Exclude the pictures and return every line exactly as written.

########################################

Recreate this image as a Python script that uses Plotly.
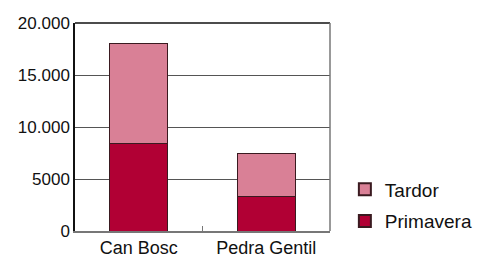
import plotly.graph_objects as go

categories = ["Can Bosc", "Pedra Gentil"]
primavera = [8400, 3350]
tardor = [9600, 4100]
tick_vals = [0, 5000, 10000, 15000, 20000]
tick_text = ["0", "5000", "10.000", "15.000", "20.000"]

fig = go.Figure()
fig.add_trace(go.Bar(name="Primavera", x=categories, y=primavera, legendgroup="p",
                     legendrank=2,
                     marker=dict(color="#b10034", line=dict(color="#3a1a20", width=1)),
                     width=0.455))
fig.add_trace(go.Bar(name="Tardor", x=categories, y=tardor, legendgroup="t",
                     legendrank=1,
                     marker=dict(color="#d98096", line=dict(color="#3a1a20", width=1)),
                     width=0.455))

fig.update_layout(
    barmode="stack",
    width=477, height=259,
    margin=dict(l=75, r=147, t=23, b=28, pad=0, autoexpand=False),
    paper_bgcolor="white", plot_bgcolor="white",
    font=dict(family="Liberation Sans, Arial, sans-serif", size=17, color="#111"),
    showlegend=True,
    legend=dict(traceorder="grouped", tracegroupgap=4,
                xref="container", yref="container",
                x=0.723, xanchor="left", y=0.342, yanchor="top",
                font=dict(size=19), itemsizing="constant",
                bgcolor="rgba(0,0,0,0)"),
)
fig.update_xaxes(
    automargin=False,
    showline=True, linecolor="#777", linewidth=1.5,
    tickson="boundaries", ticks="inside", ticklen=5, tickcolor="#777",
    showgrid=False, tickfont=dict(size=18, color="#111"),
)
fig.update_yaxes(
    automargin=False,
    range=[0, 20000], tickvals=tick_vals, ticktext=tick_text,
    showgrid=True, gridcolor="#555", gridwidth=1,
    showline=True, linecolor="#111", linewidth=1.5,
    ticks="", ticklen=0, zeroline=False,
    tickfont=dict(size=17, color="#111"),
)
fig.add_shape(type="line", xref="paper", yref="paper", x0=0, x1=1, y0=1, y1=1,
              line=dict(color="#111", width=1.5))
fig.add_shape(type="line", xref="paper", yref="paper", x0=1, x1=1, y0=0, y1=1,
              line=dict(color="#777", width=1.5))

fig.write_html(
    "out.html",
    config={"displayModeBar": False},
    post_script=("document.body.style.margin='0';"
                 "document.body.style.overflow='hidden';"
                 "document.documentElement.style.overflow='hidden';"),
)
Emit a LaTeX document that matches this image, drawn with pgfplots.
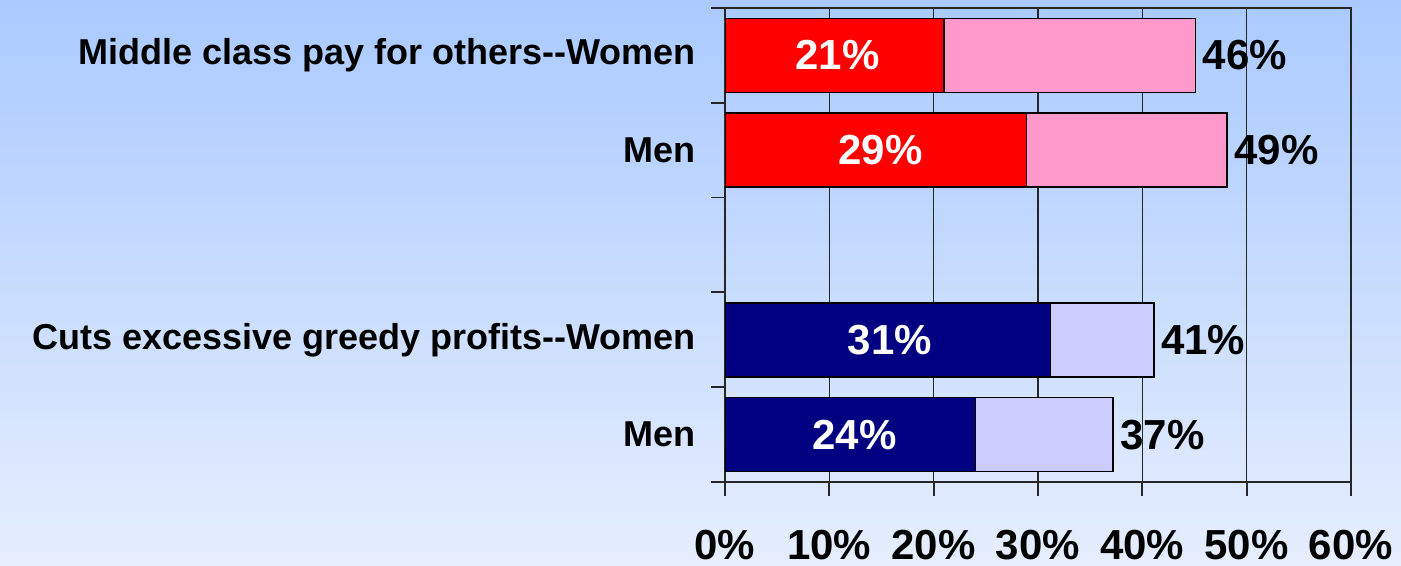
\documentclass[border=0pt]{standalone}
\usepackage{fontspec}
\setmainfont{Liberation Sans}
\usepackage{pgfplots}
\pgfplotsset{compat=1.18}
\definecolor{bgtop}{RGB}{170,202,255}
\definecolor{bgbot}{RGB}{230,238,254}
\definecolor{redbar}{RGB}{255,0,0}
\definecolor{pinkbar}{RGB}{255,153,204}
\definecolor{navybar}{RGB}{0,0,128}
\definecolor{lavbar}{RGB}{204,204,255}
\begin{document}
\begin{tikzpicture}[x=1pt,y=1pt]
\shade[top color=bgtop,bottom color=bgbot] (-362.5,-42) rectangle (338,241);
\useasboundingbox (-362.5,-42) rectangle (338,241);
\begin{axis}[at={(0,0)}, anchor=south west, scale only axis,
  width=313pt, height=237pt,
  xmin=0, xmax=60, ymin=0.5, ymax=5.5,
  xtick={0,10,...,60},
  xticklabels={0\%,10\%,20\%,30\%,40\%,50\%,60\%},
  xtick pos=bottom, ytick pos=left, tick align=outside,
  major tick length=7pt,
  tick style={black!85, line width=0.9pt},
  axis line style={black!85, line width=0.9pt},
  xmajorgrids, grid style={black!85, line width=0.8pt},
  ytick={0.5,1.5,...,5.5}, yticklabels={},
  extra y ticks={1,2,4,5},
  extra y tick labels={Men,Cuts excessive greedy profits-{}-Women,Men,Middle class pay for others-{}-Women},
  extra y tick style={major tick length=0pt,
    yticklabel style={font=\fontsize{18}{21}\selectfont\bfseries, xshift=-11pt}},
  xticklabel style={font=\fontsize{21}{25}\selectfont\bfseries, anchor=base, yshift=-32pt},
  nodes near coords style={font=\fontsize{21}{25}\selectfont\bfseries},
]
\addplot[xbar, bar shift=0pt, bar width=37pt, fill=pinkbar, draw=black, line width=0.8pt,
  nodes near coords, point meta=explicit symbolic,
  nodes near coords style={anchor=west, black}]
  coordinates {(45.1,5) [46\%] (48.1,4) [49\%]};
\addplot[xbar, bar shift=0pt, bar width=37pt, fill=lavbar, draw=black, line width=0.8pt,
  nodes near coords, point meta=explicit symbolic,
  nodes near coords style={anchor=west, black}]
  coordinates {(41.1,2) [41\%] (37.2,1) [37\%]};
\addplot[xbar, bar shift=0pt, bar width=37pt, fill=redbar, draw=black, line width=0.8pt]
  coordinates {(21,5) (28.9,4)};
\addplot[xbar, bar shift=0pt, bar width=37pt, fill=navybar, draw=black, line width=0.8pt]
  coordinates {(31.2,2) (24,1)};
\addplot[draw=none, mark=none, nodes near coords, point meta=explicit symbolic,
  nodes near coords style={anchor=center, white}]
  coordinates {(10.8,5) [21\%] (14.9,4) [29\%] (15.8,2) [31\%] (12.4,1) [24\%]};
\end{axis}
\end{tikzpicture}
\end{document}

########################################

▶ _SOLUTION TO THIS EXERCISE_
Recreate this image as a Python script that uses Plotly.
import plotly.graph_objects as go

categories = ["Can Bosc", "Pedra Gentil"]
primavera = [8400, 3350]
tardor = [9600, 4100]
tick_vals = [0, 5000, 10000, 15000, 20000]
tick_text = ["0", "5000", "10.000", "15.000", "20.000"]

fig = go.Figure()
fig.add_trace(go.Bar(name="Primavera", x=categories, y=primavera, legendgroup="p",
                     legendrank=2,
                     marker=dict(color="#b10034", line=dict(color="#3a1a20", width=1)),
                     width=0.455))
fig.add_trace(go.Bar(name="Tardor", x=categories, y=tardor, legendgroup="t",
                     legendrank=1,
                     marker=dict(color="#d98096", line=dict(color="#3a1a20", width=1)),
                     width=0.455))

fig.update_layout(
    barmode="stack",
    width=477, height=259,
    margin=dict(l=75, r=147, t=23, b=28, pad=0, autoexpand=False),
    paper_bgcolor="white", plot_bgcolor="white",
    font=dict(family="Liberation Sans, Arial, sans-serif", size=17, color="#111"),
    showlegend=True,
    legend=dict(traceorder="grouped", tracegroupgap=4,
                xref="container", yref="container",
                x=0.723, xanchor="left", y=0.342, yanchor="top",
                font=dict(size=19), itemsizing="constant",
                bgcolor="rgba(0,0,0,0)"),
)
fig.update_xaxes(
    automargin=False,
    showline=True, linecolor="#777", linewidth=1.5,
    tickson="boundaries", ticks="inside", ticklen=5, tickcolor="#777",
    showgrid=False, tickfont=dict(size=18, color="#111"),
)
fig.update_yaxes(
    automargin=False,
    range=[0, 20000], tickvals=tick_vals, ticktext=tick_text,
    showgrid=True, gridcolor="#555", gridwidth=1,
    showline=True, linecolor="#111", linewidth=1.5,
    ticks="", ticklen=0, zeroline=False,
    tickfont=dict(size=17, color="#111"),
)
fig.add_shape(type="line", xref="paper", yref="paper", x0=0, x1=1, y0=1, y1=1,
              line=dict(color="#111", width=1.5))
fig.add_shape(type="line", xref="paper", yref="paper", x0=1, x1=1, y0=0, y1=1,
              line=dict(color="#777", width=1.5))

fig.write_html(
    "out.html",
    config={"displayModeBar": False},
    post_script=("document.body.style.margin='0';"
                 "document.body.style.overflow='hidden';"
                 "document.documentElement.style.overflow='hidden';"),
)
Emit a LaTeX document that matches this image, drawn with pgfplots.
\documentclass[border=0pt]{standalone}
\usepackage{fontspec}
\setmainfont{Liberation Sans}
\usepackage{pgfplots}
\pgfplotsset{compat=1.18}
\definecolor{bgtop}{RGB}{170,202,255}
\definecolor{bgbot}{RGB}{230,238,254}
\definecolor{redbar}{RGB}{255,0,0}
\definecolor{pinkbar}{RGB}{255,153,204}
\definecolor{navybar}{RGB}{0,0,128}
\definecolor{lavbar}{RGB}{204,204,255}
\begin{document}
\begin{tikzpicture}[x=1pt,y=1pt]
\shade[top color=bgtop,bottom color=bgbot] (-362.5,-42) rectangle (338,241);
\useasboundingbox (-362.5,-42) rectangle (338,241);
\begin{axis}[at={(0,0)}, anchor=south west, scale only axis,
  width=313pt, height=237pt,
  xmin=0, xmax=60, ymin=0.5, ymax=5.5,
  xtick={0,10,...,60},
  xticklabels={0\%,10\%,20\%,30\%,40\%,50\%,60\%},
  xtick pos=bottom, ytick pos=left, tick align=outside,
  major tick length=7pt,
  tick style={black!85, line width=0.9pt},
  axis line style={black!85, line width=0.9pt},
  xmajorgrids, grid style={black!85, line width=0.8pt},
  ytick={0.5,1.5,...,5.5}, yticklabels={},
  extra y ticks={1,2,4,5},
  extra y tick labels={Men,Cuts excessive greedy profits-{}-Women,Men,Middle class pay for others-{}-Women},
  extra y tick style={major tick length=0pt,
    yticklabel style={font=\fontsize{18}{21}\selectfont\bfseries, xshift=-11pt}},
  xticklabel style={font=\fontsize{21}{25}\selectfont\bfseries, anchor=base, yshift=-32pt},
  nodes near coords style={font=\fontsize{21}{25}\selectfont\bfseries},
]
\addplot[xbar, bar shift=0pt, bar width=37pt, fill=pinkbar, draw=black, line width=0.8pt,
  nodes near coords, point meta=explicit symbolic,
  nodes near coords style={anchor=west, black}]
  coordinates {(45.1,5) [46\%] (48.1,4) [49\%]};
\addplot[xbar, bar shift=0pt, bar width=37pt, fill=lavbar, draw=black, line width=0.8pt,
  nodes near coords, point meta=explicit symbolic,
  nodes near coords style={anchor=west, black}]
  coordinates {(41.1,2) [41\%] (37.2,1) [37\%]};
\addplot[xbar, bar shift=0pt, bar width=37pt, fill=redbar, draw=black, line width=0.8pt]
  coordinates {(21,5) (28.9,4)};
\addplot[xbar, bar shift=0pt, bar width=37pt, fill=navybar, draw=black, line width=0.8pt]
  coordinates {(31.2,2) (24,1)};
\addplot[draw=none, mark=none, nodes near coords, point meta=explicit symbolic,
  nodes near coords style={anchor=center, white}]
  coordinates {(10.8,5) [21\%] (14.9,4) [29\%] (15.8,2) [31\%] (12.4,1) [24\%]};
\end{axis}
\end{tikzpicture}
\end{document}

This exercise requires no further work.